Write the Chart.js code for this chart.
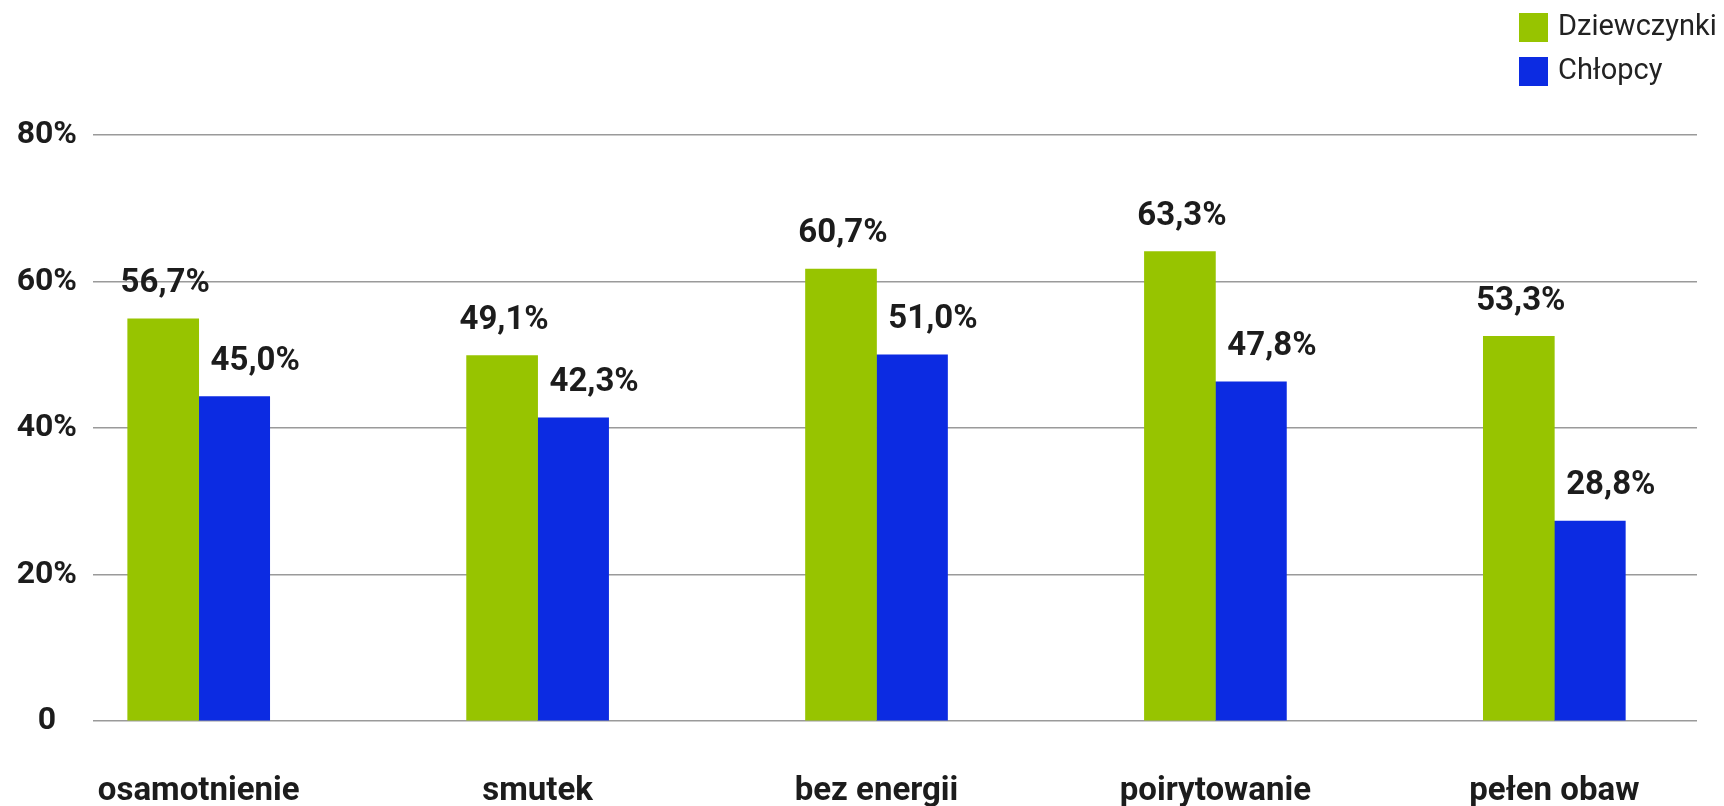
<!DOCTYPE html>
<html>
<head>
<meta charset="utf-8">
<script src="https://cdn.jsdelivr.net/npm/chart.js@4"></script>
<style>
  html, body { margin: 0; padding: 0; background: #ffffff; }
  #wrap { width: 1724px; height: 806px; position: relative; }
</style>
</head>
<body>
<div id="wrap"><canvas id="c"></canvas></div>
<script>
// ---- data ----
const categories = ['osamotnienie', 'smutek', 'bez energii', 'poirytowanie', 'pełen obaw'];
const seriesNames = ['Dziewczynki', 'Chłopcy'];
// bar heights as drawn in the picture (%)
const girlsBar = [54.9, 49.9, 61.7, 64.1, 52.5];
const boysBar  = [44.3, 41.4, 50.0, 46.3, 27.3];
// values printed above the bars (%)
const girlsLabel = [56.7, 49.1, 60.7, 63.3, 53.3];
const boysLabel  = [45.0, 42.3, 51.0, 47.8, 28.8];
// y axis ticks
const yTicks = [0, 20, 40, 60, 80];

// ---- styles ----
const GREEN = '#97c400';
const BLUE = '#0c2be2';
const TEXT = '#1c1c1c';
const FONT = 'Roboto, "Noto Sans", sans-serif';

function fmtPct(v) { return v.toFixed(1).replace('.', ',') + '%'; }

const labelSets = [girlsLabel, boysLabel];
const labelShift = [2, 21];

const valueLabels = {
  id: 'valueLabels',
  afterDatasetsDraw(chart) {
    const ctx = chart.ctx;
    ctx.save();
    ctx.font = 'bold 33px ' + FONT;
    ctx.fillStyle = TEXT;
    ctx.textAlign = 'center';
    ctx.textBaseline = 'middle';
    chart.data.datasets.forEach((ds, di) => {
      const meta = chart.getDatasetMeta(di);
      meta.data.forEach((bar, i) => {
        ctx.fillText(fmtPct(labelSets[di][i]), bar.x + labelShift[di], bar.y - 35);
      });
    });
    ctx.restore();
  }
};

const sideLegend = {
  id: 'sideLegend',
  afterDraw(chart) {
    const ctx = chart.ctx;
    ctx.save();
    ctx.font = '29px ' + FONT;
    ctx.textAlign = 'left';
    ctx.textBaseline = 'middle';
    chart.data.datasets.forEach((ds, di) => {
      const y = 13 + di * 44;
      ctx.fillStyle = ds.backgroundColor;
      ctx.fillRect(1519, y, 29, 29);
      ctx.fillStyle = '#222222';
      ctx.fillText(ds.label, 1558, y + 15);
    });
    ctx.restore();
  }
};

const toPoints = arr => arr.map((v, i) => ({ x: i, y: v }));

new Chart(document.getElementById('c'), {
  type: 'bar',
  data: {
    datasets: [
      { label: seriesNames[0], data: toPoints(girlsBar), backgroundColor: GREEN, borderWidth: 0 },
      { label: seriesNames[1], data: toPoints(boysBar), backgroundColor: BLUE, borderWidth: 0 }
    ]
  },
  options: {
    responsive: true,
    maintainAspectRatio: false,
    animation: false,
    layout: { padding: { top: 135, right: 27, left: 0, bottom: 0 } },
    plugins: {
      legend: { display: false },
      tooltip: { enabled: false }
    },
    datasets: { bar: { barThickness: 71 } },
    scales: {
      x: {
        type: 'linear',
        offset: false,
        min: -0.3119,
        max: 4.421,
        grid: { display: false, drawTicks: false, offset: false },
        border: { display: false },
        afterBuildTicks: s => { s.ticks = categories.map((c, i) => ({ value: i })); },
        afterFit: s => { s.height = 85; },
        ticks: {
          autoSkip: false,
          maxRotation: 0,
          padding: 51,
          color: TEXT,
          font: { family: FONT, size: 33, weight: 'bold' },
          callback: v => categories[v]
        }
      },
      y: {
        min: 0,
        max: 80,
        afterBuildTicks: s => { s.ticks = yTicks.map(v => ({ value: v })); },
        afterFit: s => { s.width = 93; },
        grid: { color: '#9a9a9a', lineWidth: 1.5, drawTicks: false },
        border: { display: false },
        ticks: {
          crossAlign: 'center',
          padding: 16,
          color: TEXT,
          font: { family: FONT, size: 32, weight: 'bold' },
          callback: v => v === 0 ? '0' : v + '%'
        }
      }
    }
  },
  plugins: [valueLabels, sideLegend]
});
</script>
</body>
</html>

---*---

▸ Your objective
Using the data above, write out every line exactly, leaving the images behind.

▸ Written reply
Write the Chart.js code for this chart.
<!DOCTYPE html>
<html>
<head>
<meta charset="utf-8">
<script src="https://cdn.jsdelivr.net/npm/chart.js@4"></script>
<style>
  html, body { margin: 0; padding: 0; background: #ffffff; }
  #wrap { width: 1724px; height: 806px; position: relative; }
</style>
</head>
<body>
<div id="wrap"><canvas id="c"></canvas></div>
<script>
// ---- data ----
const categories = ['osamotnienie', 'smutek', 'bez energii', 'poirytowanie', 'pełen obaw'];
const seriesNames = ['Dziewczynki', 'Chłopcy'];
// bar heights as drawn in the picture (%)
const girlsBar = [54.9, 49.9, 61.7, 64.1, 52.5];
const boysBar  = [44.3, 41.4, 50.0, 46.3, 27.3];
// values printed above the bars (%)
const girlsLabel = [56.7, 49.1, 60.7, 63.3, 53.3];
const boysLabel  = [45.0, 42.3, 51.0, 47.8, 28.8];
// y axis ticks
const yTicks = [0, 20, 40, 60, 80];

// ---- styles ----
const GREEN = '#97c400';
const BLUE = '#0c2be2';
const TEXT = '#1c1c1c';
const FONT = 'Roboto, "Noto Sans", sans-serif';

function fmtPct(v) { return v.toFixed(1).replace('.', ',') + '%'; }

const labelSets = [girlsLabel, boysLabel];
const labelShift = [2, 21];

const valueLabels = {
  id: 'valueLabels',
  afterDatasetsDraw(chart) {
    const ctx = chart.ctx;
    ctx.save();
    ctx.font = 'bold 33px ' + FONT;
    ctx.fillStyle = TEXT;
    ctx.textAlign = 'center';
    ctx.textBaseline = 'middle';
    chart.data.datasets.forEach((ds, di) => {
      const meta = chart.getDatasetMeta(di);
      meta.data.forEach((bar, i) => {
        ctx.fillText(fmtPct(labelSets[di][i]), bar.x + labelShift[di], bar.y - 35);
      });
    });
    ctx.restore();
  }
};

const sideLegend = {
  id: 'sideLegend',
  afterDraw(chart) {
    const ctx = chart.ctx;
    ctx.save();
    ctx.font = '29px ' + FONT;
    ctx.textAlign = 'left';
    ctx.textBaseline = 'middle';
    chart.data.datasets.forEach((ds, di) => {
      const y = 13 + di * 44;
      ctx.fillStyle = ds.backgroundColor;
      ctx.fillRect(1519, y, 29, 29);
      ctx.fillStyle = '#222222';
      ctx.fillText(ds.label, 1558, y + 15);
    });
    ctx.restore();
  }
};

const toPoints = arr => arr.map((v, i) => ({ x: i, y: v }));

new Chart(document.getElementById('c'), {
  type: 'bar',
  data: {
    datasets: [
      { label: seriesNames[0], data: toPoints(girlsBar), backgroundColor: GREEN, borderWidth: 0 },
      { label: seriesNames[1], data: toPoints(boysBar), backgroundColor: BLUE, borderWidth: 0 }
    ]
  },
  options: {
    responsive: true,
    maintainAspectRatio: false,
    animation: false,
    layout: { padding: { top: 135, right: 27, left: 0, bottom: 0 } },
    plugins: {
      legend: { display: false },
      tooltip: { enabled: false }
    },
    datasets: { bar: { barThickness: 71 } },
    scales: {
      x: {
        type: 'linear',
        offset: false,
        min: -0.3119,
        max: 4.421,
        grid: { display: false, drawTicks: false, offset: false },
        border: { display: false },
        afterBuildTicks: s => { s.ticks = categories.map((c, i) => ({ value: i })); },
        afterFit: s => { s.height = 85; },
        ticks: {
          autoSkip: false,
          maxRotation: 0,
          padding: 51,
          color: TEXT,
          font: { family: FONT, size: 33, weight: 'bold' },
          callback: v => categories[v]
        }
      },
      y: {
        min: 0,
        max: 80,
        afterBuildTicks: s => { s.ticks = yTicks.map(v => ({ value: v })); },
        afterFit: s => { s.width = 93; },
        grid: { color: '#9a9a9a', lineWidth: 1.5, drawTicks: false },
        border: { display: false },
        ticks: {
          crossAlign: 'center',
          padding: 16,
          color: TEXT,
          font: { family: FONT, size: 32, weight: 'bold' },
          callback: v => v === 0 ? '0' : v + '%'
        }
      }
    }
  },
  plugins: [valueLabels, sideLegend]
});
</script>
</body>
</html>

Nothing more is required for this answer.